** begin Listed records **
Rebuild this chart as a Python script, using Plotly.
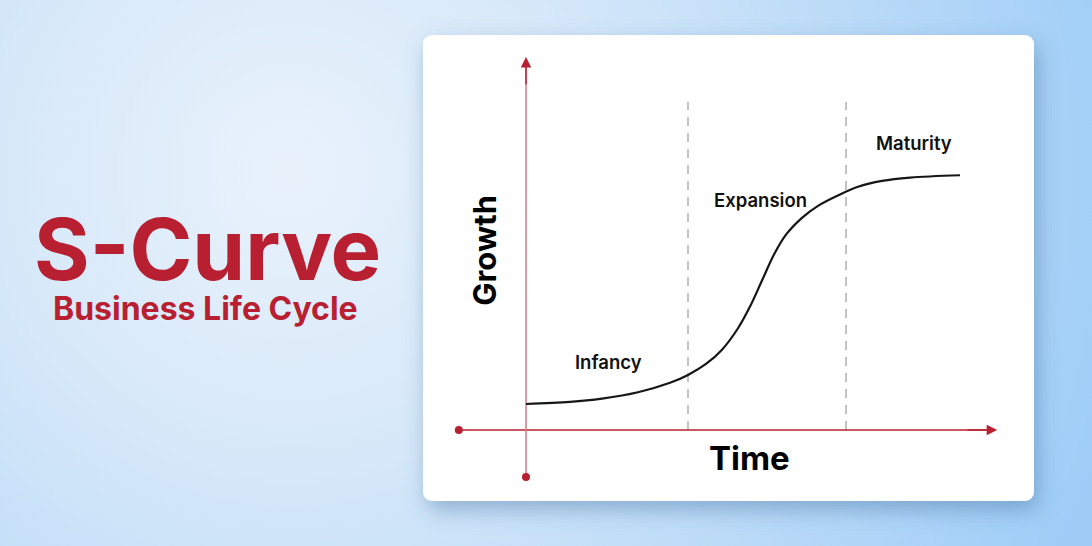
import base64
import plotly.graph_objects as go

# S-curve (time, growth)
time = [0, 1.1, 1.9, 2.8, 3.6, 4.05, 4.5, 4.9, 5.3, 5.6, 5.9, 6.2, 6.5, 6.9, 7.3, 7.8, 8.3, 8.9, 9.6, 10.85]
growth = [10.2, 11.0, 12.3, 14.8, 18.5, 21.6, 25.9, 31.5, 39.9, 48.4, 58.6, 68.8, 76.6, 83.2, 87.9, 92.0, 95.4, 97.7, 99.0, 99.9]
phase_bounds = [4.05, 8.0]
phase_names = ["Infancy", "Expansion", "Maturity"]

RED = "#b81f31"
W, H = 1092, 546
FONT = "Inter"

# background gradient + white card with a soft shadow
svg = f"""<svg xmlns='http://www.w3.org/2000/svg' width='{W}' height='{H}' viewBox='0 0 {W} {H}'>
<defs>
<radialGradient id='bg' gradientUnits='userSpaceOnUse' cx='290' cy='170' r='860'>
<stop offset='0' stop-color='#e9f2fb'/>
<stop offset='0.35' stop-color='#d6e8f9'/>
<stop offset='1' stop-color='#9fcdf7'/>
</radialGradient>
<filter id='sh' x='-20%' y='-20%' width='140%' height='150%'>
<feDropShadow dx='4' dy='9' stdDeviation='11' flood-color='#3f6f9f' flood-opacity='0.45'/>
</filter>
</defs>
<rect width='{W}' height='{H}' fill='url(#bg)'/>
<rect x='423' y='35' width='611' height='466' rx='9' ry='9' fill='#ffffff' filter='url(#sh)'/>
</svg>"""
bg_src = "data:image/svg+xml;base64," + base64.b64encode(svg.encode()).decode()

fig = go.Figure()

# dashed phase boundaries
for b in phase_bounds:
    fig.add_trace(go.Scatter(x=[b, b], y=[0, 128.6], mode="lines",
                             line=dict(color="#b5b5b5", width=1.6, dash="9px,7px"),
                             hoverinfo="skip", showlegend=False))

# axes lines
fig.add_trace(go.Scatter(x=[-1.68, 11.7], y=[0, 0], mode="lines",
                         line=dict(color=RED, width=1.4), hoverinfo="skip", showlegend=False))
fig.add_trace(go.Scatter(x=[0, 0], y=[-18.4, 145], mode="lines",
                         line=dict(color="#d4818e", width=1.6), hoverinfo="skip", showlegend=False))
fig.add_trace(go.Scatter(x=[-1.68, 0], y=[0, -18.4], mode="markers",
                         marker=dict(color=RED, size=8), hoverinfo="skip", showlegend=False))

# the curve
fig.add_trace(go.Scatter(x=time, y=growth, mode="lines", line_shape="spline",
                         line=dict(color="#161616", width=2.2, smoothing=1.0), showlegend=False))

# arrow heads
fig.add_annotation(x=11.78, y=0, ax=11.0, ay=0, xref="x", yref="y", axref="x", ayref="y",
                   showarrow=True, arrowhead=2, arrowsize=1.5, arrowwidth=1.4, arrowcolor=RED, text="")
fig.add_annotation(x=0, y=146.3, ax=0, ay=135, xref="x", yref="y", axref="x", ayref="y",
                   showarrow=True, arrowhead=2, arrowsize=1.5, arrowwidth=1.4, arrowcolor=RED, text="")

# phase labels
label_pos = [(2.05, 26.7), (5.85, 90.2), (9.7, 112.5)]
for name, (lx, ly) in zip(phase_names, label_pos):
    fig.add_annotation(x=lx, y=ly, text=name, showarrow=False,
                       font=dict(family=FONT, size=18.5, color="#111111", weight=600))

# axis titles
fig.add_annotation(x=-1.03, y=70.6, text="Growth", textangle=-90, showarrow=False,
                   font=dict(family=FONT, size=31, color="#000000", weight=700))
fig.add_annotation(x=5.58, y=-11, text="Time", showarrow=False,
                   font=dict(family=FONT, size=33, color="#000000", weight=700))

# left heading
fig.add_annotation(x=207 / W, y=1 - 250 / H, xref="paper", yref="paper", text="S-Curve",
                   xanchor="center", yanchor="middle",
                   showarrow=False, font=dict(family=FONT, size=85, color=RED, weight=700))
fig.add_annotation(x=205 / W, y=1 - 308 / H, xref="paper", yref="paper", text="Business Life Cycle",
                   xanchor="center", yanchor="middle",
                   showarrow=False, font=dict(family=FONT, size=32, color=RED, weight=700))

fig.update_layout(
    width=W, height=H,
    margin=dict(l=0, r=0, t=0, b=0),
    paper_bgcolor="#d3e6f8", plot_bgcolor="rgba(0,0,0,0)",
    images=[dict(source=bg_src, xref="paper", yref="paper", x=0, y=1, sizex=1, sizey=1,
                 sizing="stretch", xanchor="left", yanchor="top", layer="below")],
    xaxis=dict(range=[-526 / 40, (W - 526) / 40], visible=False, fixedrange=True),
    yaxis=dict(range=[-(H - 430) / 2.55, 430 / 2.55], visible=False, fixedrange=True),
    showlegend=False,
)

fig.write_html("out.html", config=dict(displayModeBar=False),
               post_script="document.body.style.margin='0';")
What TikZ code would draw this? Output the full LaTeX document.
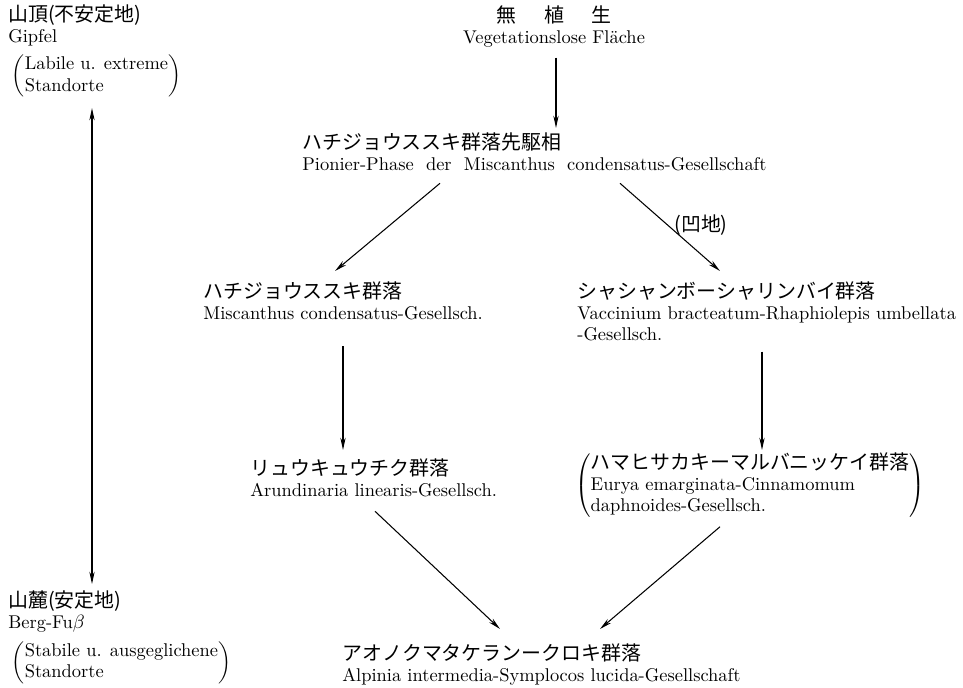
\documentclass[tikz,border=0pt]{standalone}
\usepackage{fontspec}
\newfontfamily\jp{Noto Sans CJK JP}[Scale=1.08]
\usetikzlibrary{arrows.meta}

\newcommand{\klammer}[1]{$\delimiterfactor=850\left(\begin{tabular}{@{}l@{}}#1\end{tabular}\right)$}

\begin{document}
\begin{tikzpicture}[x=0.02cm,y=-0.02cm,
  every node/.style={anchor=north west,inner sep=0pt,align=left,
    font=\fontsize{10.5}{12.2}\selectfont},
  pfeil/.style={-{Stealth[length=7pt,width=3pt]},line width=0.6pt}]
\useasboundingbox (0,0) rectangle (963,688);
% Standorte links
\node (gipfel) at (8,4) {{\jp 山頂(不安定地)}\\Gipfel\\[4pt]\hspace*{2pt}\klammer{Labile u. extreme\\Standorte}};
\node (fuss) at (8,590) {{\jp 山麓(安定地)}\\Berg-Fu$\beta$\\[4pt]\hspace*{2pt}\klammer{Stabile u. ausgeglichene\\Standorte}};
\draw[{Stealth[length=7pt,width=3pt]}-{Stealth[length=7pt,width=3pt]},line width=0.6pt]
  ([shift={(84,10)}]gipfel.south west) -- ([shift={(84,-6)}]fuss.north west);
% Sukzession
\node[anchor=north,align=center] (veg) at (554,5) {{\jp 無\hspace{1.4em}植\hspace{1.4em}生}\\Vegetationslose Fläche};
\node (pio) at (302,132) {{\jp ハチジョウススキ群落先駆相}\\Pionier-Phase\ \ der\ \ Miscanthus\ \ condensatus-Gesellschaft};
\node (misc) at (203,281) {{\jp ハチジョウススキ群落}\\Miscanthus condensatus-Gesellsch.};
\node (vacc) at (577,281) {{\jp シャシャンボーシャリンバイ群落}\\Vaccinium bracteatum-Rhaphiolepis umbellata\\-Gesellsch.};
\node (arund) at (250,458) {{\jp リュウキュウチク群落}\\Arundinaria linearis-Gesellsch.};
\node (eurya) at (575,452) {\klammer{{\jp ハマヒサカキーマルバニッケイ群落}\\Eurya emarginata-Cinnamomum\\daphnoides-Gesellsch.}};
\node (alpin) at (342,643) {{\jp アオノクマタケランークロキ群落}\\Alpinia intermedia-Symplocos lucida-Gesellschaft};
\node[anchor=center] (ochi) at (701,225) {{\jp (凹地)}};

\draw[pfeil] ([shift={(2,10)}]veg.south) -- ([shift={(2,-4)}]veg.south |- pio.north);
\draw[pfeil] ([shift={(138,12)}]pio.south west) -- ([shift={(132,-10)}]misc.north west);
\draw[pfeil] ([shift={(318,12)}]pio.south west) -- ([shift={(143,-10)}]vacc.north west);
\draw[pfeil] ([shift={(140,26)}]misc.south west) -- ([shift={(140,-8)}]misc.south west |- arund.north);
\draw[pfeil] ([shift={(185,10)}]vacc.south west) -- ([shift={(185,-2)}]vacc.south west |- eurya.north);
\draw[pfeil] ([shift={(125,14)}]arund.south west) -- ([shift={(158,-14)}]alpin.north west);
\draw[pfeil] ([shift={(145,8)}]eurya.south west) -- ([shift={(258,-14)}]alpin.north west);
\end{tikzpicture}
\end{document}
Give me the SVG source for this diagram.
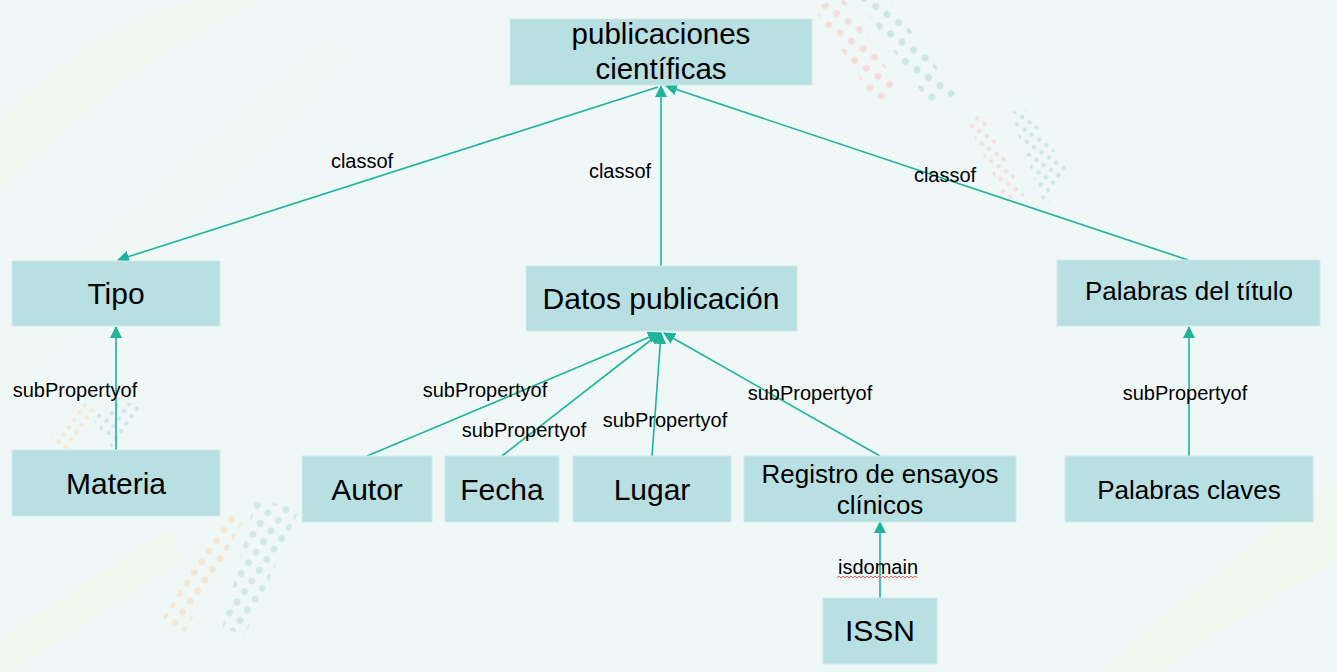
** end Listed records **
● Task to complete: Reproduce only the lines running from the one that has "What TikZ code" through the one that has "(ochi) at (701,225)", ends included. Any pictures in that stretch should not be copied.

● Result:
What TikZ code would draw this? Output the full LaTeX document.
\documentclass[tikz,border=0pt]{standalone}
\usepackage{fontspec}
\newfontfamily\jp{Noto Sans CJK JP}[Scale=1.08]
\usetikzlibrary{arrows.meta}

\newcommand{\klammer}[1]{$\delimiterfactor=850\left(\begin{tabular}{@{}l@{}}#1\end{tabular}\right)$}

\begin{document}
\begin{tikzpicture}[x=0.02cm,y=-0.02cm,
  every node/.style={anchor=north west,inner sep=0pt,align=left,
    font=\fontsize{10.5}{12.2}\selectfont},
  pfeil/.style={-{Stealth[length=7pt,width=3pt]},line width=0.6pt}]
\useasboundingbox (0,0) rectangle (963,688);
% Standorte links
\node (gipfel) at (8,4) {{\jp 山頂(不安定地)}\\Gipfel\\[4pt]\hspace*{2pt}\klammer{Labile u. extreme\\Standorte}};
\node (fuss) at (8,590) {{\jp 山麓(安定地)}\\Berg-Fu$\beta$\\[4pt]\hspace*{2pt}\klammer{Stabile u. ausgeglichene\\Standorte}};
\draw[{Stealth[length=7pt,width=3pt]}-{Stealth[length=7pt,width=3pt]},line width=0.6pt]
  ([shift={(84,10)}]gipfel.south west) -- ([shift={(84,-6)}]fuss.north west);
% Sukzession
\node[anchor=north,align=center] (veg) at (554,5) {{\jp 無\hspace{1.4em}植\hspace{1.4em}生}\\Vegetationslose Fläche};
\node (pio) at (302,132) {{\jp ハチジョウススキ群落先駆相}\\Pionier-Phase\ \ der\ \ Miscanthus\ \ condensatus-Gesellschaft};
\node (misc) at (203,281) {{\jp ハチジョウススキ群落}\\Miscanthus condensatus-Gesellsch.};
\node (vacc) at (577,281) {{\jp シャシャンボーシャリンバイ群落}\\Vaccinium bracteatum-Rhaphiolepis umbellata\\-Gesellsch.};
\node (arund) at (250,458) {{\jp リュウキュウチク群落}\\Arundinaria linearis-Gesellsch.};
\node (eurya) at (575,452) {\klammer{{\jp ハマヒサカキーマルバニッケイ群落}\\Eurya emarginata-Cinnamomum\\daphnoides-Gesellsch.}};
\node (alpin) at (342,643) {{\jp アオノクマタケランークロキ群落}\\Alpinia intermedia-Symplocos lucida-Gesellschaft};
\node[anchor=center] (ochi) at (701,225) {{\jp (凹地)}};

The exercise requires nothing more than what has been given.